Les anglais ont une langue efficace, des mots courts pour exprimer une idée qui prendrait des heures à poser en français. Le slack fait partie de ces mots. Littéralement, le slack c’est le mou, au sens de donner du mou dans une corde qui serait trop tendue.
Que se passe-t-il quand toute l’organisation est tendue ? Ce sont d’abord ses flux qu’on cherche à tendre, en réduisant les stocks et tous les muda qu’a définis le Lean Manufacturing depuis longtemps. Ce sont ensuite les personnes qu’on tend en leur laissant de moins en moins de temps et d’espace pour s’adapter, s’ajuster et répondre aux fluctuations des demandes. Un des principes du Lean énonce que l’amélioration est infinie. En théorie peut-être, dans les faits, on améliore peu : on empile, on augmente la charge, on réduit les ressources. Le Réel n’est pas mécanique et de moins en moins prévisible. On fait ce qu’on peut et quand on a de la chance, on fait de son mieux.

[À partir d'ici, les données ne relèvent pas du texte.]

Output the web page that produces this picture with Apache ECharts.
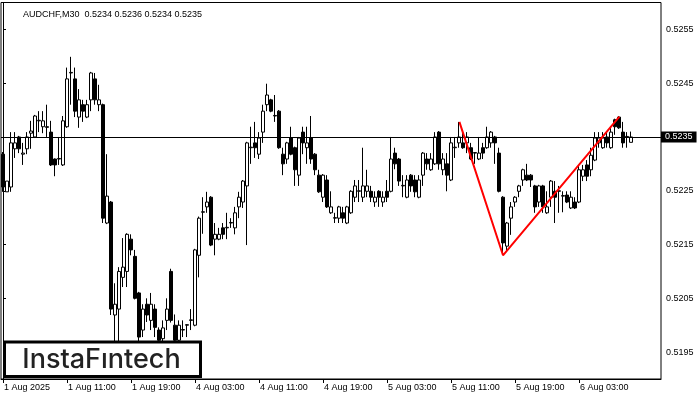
<!DOCTYPE html>
<html>
<head>
<meta charset="utf-8">
<script src="https://cdn.jsdelivr.net/npm/echarts@6/dist/echarts.min.js"></script>
<style>html,body{margin:0;padding:0;background:#fff}#c{width:700px;height:400px}</style>
</head>
<body>
<div id="c"></div>
<script>
const headerText = 'AUDCHF,M30  0.5234 0.5236 0.5234 0.5235';
const xTickLabels = ['1 Aug 2025','1 Aug 11:00','1 Aug 19:00','4 Aug 03:00','4 Aug 11:00','4 Aug 19:00','5 Aug 03:00','5 Aug 11:00','5 Aug 19:00','6 Aug 03:00'];
const barsPerTick = 16;
const slotCount = 165;
const yTickValues = [0.5195, 0.5205, 0.5215, 0.5225, 0.5235, 0.5245, 0.5255];
const currentPrice = 0.5235;

const opens = [
0.52318,0.52248,0.52257,0.52328,0.52350,0.52318,0.52328,0.52357,0.52350,0.52380,
0.52369,0.52369,0.52359,0.52309,0.52309,0.52298,0.52369,0.52469,0.52458,0.52387,
0.52410,0.52387,0.52419,0.52458,0.52410,0.52410,0.52190,0.52229,0.52019,0.52030,
0.52089,0.52100,0.52160,0.52128,0.52060,0.51991,0.52039,0.52009,0.52030,0.51991,
0.51975,0.52009,0.52100,0.52000,0.51972,0.51991,0.52000,0.52009,0.52000,0.52130,
0.52210,0.52220,0.52238,0.52160,0.52160,0.52181,0.52181,0.52190,0.52181,0.52220,
0.52229,0.52259,0.52330,0.52339,0.52318,0.52359,0.52410,0.52419,0.52389,0.52398,
0.52318,0.52309,0.52348,0.52330,0.52279,0.52359,0.52330,0.52348,0.52318,0.52279,
0.52238,0.52270,0.52209,0.52199,0.52199,0.52209,0.52190,0.52209,0.52238,0.52249,
0.52238,0.52249,0.52249,0.52229,0.52249,0.52229,0.52249,0.52249,0.52320,0.52309,
0.52259,0.52238,0.52279,0.52270,0.52238,0.52279,0.52309,0.52289,0.52300,0.52359,
0.52289,0.52300,0.52270,0.52330,0.52339,0.52339,0.52339,0.52330,0.52320,0.52309,
0.52330,0.52330,0.52339,0.52350,0.52320,0.52238,0.52147,0.52199,0.52229,0.52249,
0.52270,0.52279,0.52279,0.52259,0.52229,0.52259,0.52209,0.52238,0.52249,0.52249,
0.52240,0.52242,0.52218,0.52229,0.52229,0.52277,0.52298,0.52289,0.52307,0.52339,
0.52330,0.52350,0.52330,0.52382,0.52387,0.52359,0.52350,0.52340];
const closes = [
0.52257,0.52268,0.52339,0.52339,0.52328,0.52320,0.52350,0.52361,0.52389,0.52381,
0.52380,0.52368,0.52298,0.52298,0.52310,0.52380,0.52458,0.52470,0.52398,0.52419,
0.52398,0.52410,0.52469,0.52419,0.52419,0.52199,0.52240,0.52030,0.52039,0.52100,
0.52108,0.52169,0.52140,0.52050,0.51978,0.52030,0.52019,0.52039,0.51996,0.51972,
0.51995,0.52030,0.52009,0.51972,0.52000,0.51992,0.52001,0.52010,0.52140,0.52199,
0.52211,0.52229,0.52149,0.52169,0.52169,0.52169,0.52182,0.52191,0.52209,0.52238,
0.52268,0.52339,0.52331,0.52330,0.52348,0.52398,0.52428,0.52398,0.52390,0.52330,
0.52300,0.52339,0.52318,0.52289,0.52348,0.52339,0.52339,0.52309,0.52289,0.52248,
0.52279,0.52220,0.52220,0.52200,0.52220,0.52199,0.52220,0.52249,0.52259,0.52250,
0.52259,0.52259,0.52238,0.52238,0.52238,0.52238,0.52238,0.52309,0.52300,0.52268,
0.52260,0.52270,0.52259,0.52248,0.52270,0.52320,0.52300,0.52309,0.52350,0.52300,
0.52309,0.52279,0.52339,0.52331,0.52350,0.52330,0.52350,0.52309,0.52321,0.52320,
0.52320,0.52350,0.52359,0.52339,0.52249,0.52153,0.52190,0.52220,0.52238,0.52259,
0.52289,0.52270,0.52270,0.52220,0.52259,0.52220,0.52220,0.52268,0.52238,0.52250,
0.52241,0.52229,0.52238,0.52218,0.52289,0.52289,0.52277,0.52316,0.52348,0.52348,
0.52348,0.52339,0.52359,0.52369,0.52367,0.52339,0.52351,0.52350];
const lows = [
0.52248,0.52248,0.52248,0.52311,0.52320,0.52298,0.52318,0.52328,0.52348,0.52359,
0.52357,0.52350,0.52296,0.52277,0.52298,0.52296,0.52367,0.52410,0.52387,0.52367,
0.52378,0.52385,0.52398,0.52410,0.52398,0.52190,0.52188,0.52019,0.51965,0.51968,
0.52071,0.52071,0.52130,0.52048,0.51970,0.51978,0.52006,0.51991,0.51978,0.51963,
0.51963,0.51991,0.52005,0.51963,0.51963,0.51978,0.51978,0.51991,0.51998,0.52089,
0.52170,0.52209,0.52147,0.52130,0.52158,0.52160,0.52160,0.52181,0.52169,0.52199,
0.52218,0.52149,0.52300,0.52311,0.52309,0.52339,0.52398,0.52396,0.52378,0.52328,
0.52279,0.52300,0.52316,0.52259,0.52259,0.52318,0.52300,0.52300,0.52279,0.52246,
0.52229,0.52218,0.52207,0.52190,0.52190,0.52190,0.52188,0.52207,0.52229,0.52229,
0.52229,0.52238,0.52229,0.52220,0.52220,0.52220,0.52229,0.52247,0.52290,0.52259,
0.52238,0.52236,0.52248,0.52238,0.52236,0.52259,0.52289,0.52287,0.52298,0.52289,
0.52279,0.52249,0.52268,0.52311,0.52330,0.52328,0.52320,0.52307,0.52300,0.52307,
0.52309,0.52328,0.52330,0.52300,0.52247,0.52136,0.52136,0.52168,0.52220,0.52238,
0.52259,0.52268,0.52257,0.52209,0.52220,0.52209,0.52207,0.52220,0.52190,0.52209,
0.52210,0.52227,0.52216,0.52216,0.52227,0.52268,0.52268,0.52277,0.52305,0.52330,
0.52328,0.52330,0.52328,0.52354,0.52365,0.52330,0.52330,0.52340];
const highs = [
0.52322,0.52268,0.52359,0.52359,0.52352,0.52339,0.52359,0.52380,0.52391,0.52398,
0.52398,0.52410,0.52380,0.52310,0.52350,0.52389,0.52479,0.52499,0.52479,0.52439,
0.52419,0.52419,0.52471,0.52469,0.52447,0.52412,0.52318,0.52231,0.52078,0.52108,
0.52162,0.52171,0.52169,0.52140,0.52062,0.52039,0.52050,0.52060,0.52039,0.51996,
0.52009,0.52050,0.52105,0.52020,0.52009,0.52009,0.52002,0.52030,0.52142,0.52202,
0.52238,0.52248,0.52240,0.52190,0.52181,0.52190,0.52209,0.52199,0.52220,0.52248,
0.52270,0.52341,0.52369,0.52378,0.52359,0.52410,0.52449,0.52421,0.52428,0.52400,
0.52330,0.52341,0.52369,0.52332,0.52350,0.52369,0.52369,0.52389,0.52320,0.52289,
0.52281,0.52279,0.52249,0.52209,0.52222,0.52220,0.52222,0.52251,0.52270,0.52270,
0.52330,0.52289,0.52259,0.52249,0.52251,0.52249,0.52270,0.52350,0.52330,0.52311,
0.52279,0.52279,0.52281,0.52279,0.52279,0.52322,0.52320,0.52320,0.52359,0.52361,
0.52320,0.52320,0.52350,0.52350,0.52378,0.52359,0.52359,0.52339,0.52322,0.52350,
0.52339,0.52369,0.52361,0.52352,0.52330,0.52240,0.52192,0.52229,0.52240,0.52261,
0.52291,0.52300,0.52281,0.52261,0.52261,0.52261,0.52249,0.52270,0.52268,0.52259,
0.52249,0.52249,0.52249,0.52238,0.52298,0.52298,0.52307,0.52330,0.52359,0.52359,
0.52359,0.52359,0.52369,0.52384,0.52389,0.52378,0.52359,0.52360];

const patternX = [114.1, 125, 154.1];
const patternY = [0.52378, 0.52130, 0.52388];

const categories = [];
for (let i = 0; i < slotCount; i++) categories.push(String(i));
const candleData = opens.map((o, i) => [o, closes[i], lows[i], highs[i]]);
const patternData = patternX.map((x, i) => [x, patternY[i]]);
const showTick = (i) => i % barsPerTick === 0 && i / barsPerTick < xTickLabels.length;
const FONT = 'Liberation Sans';

const chart = echarts.init(document.getElementById('c'), null, {renderer: 'canvas'});
chart.setOption({
  animation: false,
  backgroundColor: '#fff',
  title: {
    text: headerText, left: 18, top: 5,
    textStyle: {fontSize: 9, fontWeight: 'normal', color: '#000', fontFamily: FONT}
  },
  grid: {left: 1, right: 39, top: 2.5, bottom: 21, show: true, borderColor: '#000', borderWidth: 1, backgroundColor: '#fff'},
  xAxis: [{
    type: 'category', data: categories, boundaryGap: true,
    axisLine: {show: true, lineStyle: {color: '#000', width: 1}},
    axisTick: {show: true, alignWithLabel: true, interval: showTick, length: 4, lineStyle: {color: '#000'}},
    axisLabel: {
      interval: showTick, align: 'left', margin: 4, padding: [0, 0, 0, 1],
      fontSize: 9, fontFamily: FONT, color: '#000',
      formatter: (v, i) => xTickLabels[i / barsPerTick]
    },
    splitLine: {show: false}
  }, {
    type: 'value', min: -0.5, max: slotCount - 0.5, show: false
  }],
  yAxis: {
    type: 'value', position: 'right', min: 0.519, max: 0.526, scale: false,
    axisLine: {show: true, lineStyle: {color: '#000'}},
    axisTick: {show: true, length: 3, customValues: yTickValues, lineStyle: {color: '#000'}},
    axisLabel: {customValues: yTickValues, margin: 5, fontSize: 9, fontFamily: FONT, color: '#000', formatter: (v) => v.toFixed(4)},
    splitLine: {show: false}
  },
  series: [{
    type: 'candlestick', xAxisIndex: 0, yAxisIndex: 0, barWidth: 3,
    itemStyle: {color: '#fff', color0: '#000', borderColor: '#000', borderColor0: '#000', borderWidth: 1},
    data: candleData,
    markLine: {
      silent: true, symbol: ['none', 'none'], precision: 6,
      lineStyle: {color: '#000', width: 1, type: 'solid'},
      label: {
        show: true, position: 'end', distance: 0,
        formatter: () => currentPrice.toFixed(4),
        backgroundColor: '#000', color: '#fff', padding: [1, 4, 1, 4],
        fontSize: 9, fontFamily: FONT
      },
      data: [{yAxis: currentPrice}]
    }
  }, {
    type: 'line', xAxisIndex: 1, yAxisIndex: 0, data: patternData,
    symbol: 'none', lineStyle: {color: '#ff0000', width: 2}, z: 5
  }],
  graphic: [{
    type: 'rect', z: 100,
    shape: {x: 4.5, y: 342, width: 196, height: 34.5},
    style: {fill: '#fff', stroke: '#000', lineWidth: 3}
  }, {
    type: 'text', z: 101, x: 101.5, y: 360,
    style: {text: 'InstaFıntech', fill: '#222', fontSize: 27, fontFamily: 'Inter', fontWeight: 500, align: 'center', verticalAlign: 'middle'}
  }]
});
</script>
</body>
</html>
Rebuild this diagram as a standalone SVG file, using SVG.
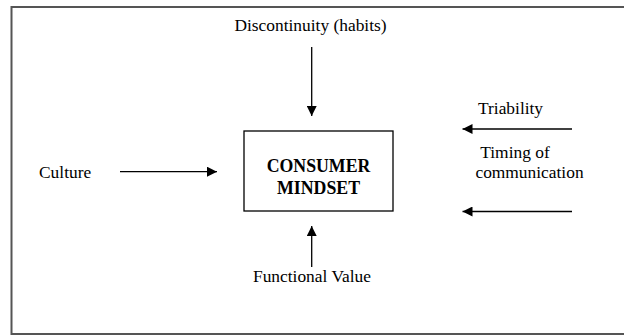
<svg xmlns="http://www.w3.org/2000/svg" width="624" height="335" viewBox="0 0 624 335">
<defs>
<style>
text{font-family:"Liberation Serif","Times New Roman",serif;font-size:17.4px;fill:#000}
.b{font-weight:bold;font-size:17.8px}
.c{stroke:#000;stroke-width:1.3;fill:none}
</style>
<marker id="ah" viewBox="0 0 10 10" refX="10" refY="5" markerWidth="10" markerHeight="10" markerUnits="userSpaceOnUse" orient="auto">
<path d="M0,0 L10,5 L0,10 Z" fill="#000"/>
</marker>
</defs>
<rect width="624" height="335" fill="#fff"/>
<path d="M626,7 H11.5 V334 H626" fill="none" stroke="#555" stroke-width="2"/>
<g id="mindset">
<rect x="244" y="131" width="149" height="80" fill="#fff" stroke="#000" stroke-width="1.3"/>
<text class="b" x="318.5" y="172" text-anchor="middle">CONSUMER</text>
<text class="b" x="318.5" y="194" text-anchor="middle">MINDSET</text>
</g>
<g id="discontinuity"><text x="310.5" y="31" text-anchor="middle">Discontinuity (habits)</text></g>
<g id="culture"><text x="39" y="178">Culture</text></g>
<g id="functional"><text x="312" y="282" text-anchor="middle">Functional Value</text></g>
<g id="triability"><text x="478" y="114">Triability</text></g>
<g id="timing">
<text x="515" y="158" text-anchor="middle">Timing of</text>
<text x="529.5" y="178" text-anchor="middle">communication</text>
</g>
<g id="connectors">
<line class="c" x1="311.7" y1="47" x2="311.7" y2="116" marker-end="url(#ah)"/>
<line class="c" x1="120" y1="171.7" x2="217" y2="171.7" marker-end="url(#ah)"/>
<line class="c" x1="311.7" y1="267" x2="311.7" y2="226" marker-end="url(#ah)"/>
<line class="c" x1="572" y1="129" x2="462.5" y2="129" marker-end="url(#ah)"/>
<line class="c" x1="572" y1="211.5" x2="462.5" y2="211.5" marker-end="url(#ah)"/>
</g>
</svg>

L’idée est la suivante : le monde de l’entreprise est entièrement fondé sur le principe de performance, fondé lui-même sur l’impensé que la productivité croit de manière linéaire et infinie. Pour le dire plus simplement, on croit qu’on peut toujours en demander plus à un nombre fixe de personnes dans un temps donné. Ce qui se traduit souvent par « on peut toujours demander la même chose à un nombre réduit de personnes dans un temps de plus en plus court », ou plus cyniquement par : « on peut toujours demander plus à un nombre réduit de personnes dans un temps de plus en plus court »
Patatras
Cette idée est fausse. La productivité atteint en fait une limite pour régresser ensuite. Cette limite se définit par le moment où il n’y a plus de mou dans l’organisation, la fin du slack. A partir de ce moment-là, plus égale moins. On pourrait arguer que les progrès de la robotisation et de l’algorithmisation repousseront cette limite. J’observe qu’ils la déplacent mais ne la suppriment pas. Cette parenthèse pourrait être le sujet d’un article à part entière, fermons-la pour l’instant.
Il est illusoire de croire que plus on donne de choses à faire à quelqu’un, plus il les fera. L’accumulation des tâches distrait l’attention et disperse l’action. La productivité ou l’optimisation des tâches, le management du temps et de la performance ont tous atteint leurs limites : au-delà de ses limites, l’individu sature et la performance décroît. Pour quelles raisons ?
L’ajustement est un fait, autant le maitriser
L’individu ajuste son activité à ce qui est supportable ou acceptable pour lui. La manière et le niveau où il déclenche cet ajustement sont propres à chacun. Une seule constante : tout le monde ajuste, c’est la sociologie des organisations qui l’a peut-être le mieux observé. On ajuste le rythme, les critères de priorisation, l’ordre d’exécution, les personnes avec qui l’on va travailler. Lorsqu’il y a du mou, l’ajustement est choisi, on a le temps de prendre du recul sur ce qui nous arrive et prendre une décision éclairée, pour nous et nos relations, le plus en harmonie possible avec notre environnement. On peut également supposer qu’on en aura plus envie que si nous devions prendre ces décisions sous la pression du temps et des autres.
Lorsqu’il n’y a plus de mou, nous n’avons plus le choix ni le temps, ni l’envie, de nous ajuster en conscience. L’ajustement n’est plus pensé, l’organisation le subit : on fait comme on peut. Quelle chance a alors le collectif que ces ajustements soient faits au mieux de ses résultats et de sa performance ?
Garder du mou, ou comment gagner du temps en en perdant
Voilà pourquoi une organisation sans slack est une organisation en danger. Le slack mesure la capacité de la cordée – symbole d’une équipe au travail – à défaire les noeuds, à s’ajuster aux conditions désormais toujours plus mouvementées de son environnement. Sans slack, l’organisation est sur la corde … raide.
Comment donner du mou ? Les hommes s’ajustent en se parlant et en sortant la tête du guidon. C’est le devoir de l’organisation de créer ses espaces et ses temps d’ajustement, puis de les rendre fructueux, en formant notamment aux techniques de parole et d’intelligence collective. Lincoln disait : « Que l’on me donne six heures pour couper un arbre, j’en passerai quatre à préparer ma hache ». Une hache justement aiguisée, symbole d’une parole et d’un geste juste, est une bonne manière de couper la corde … et de se donner du mou.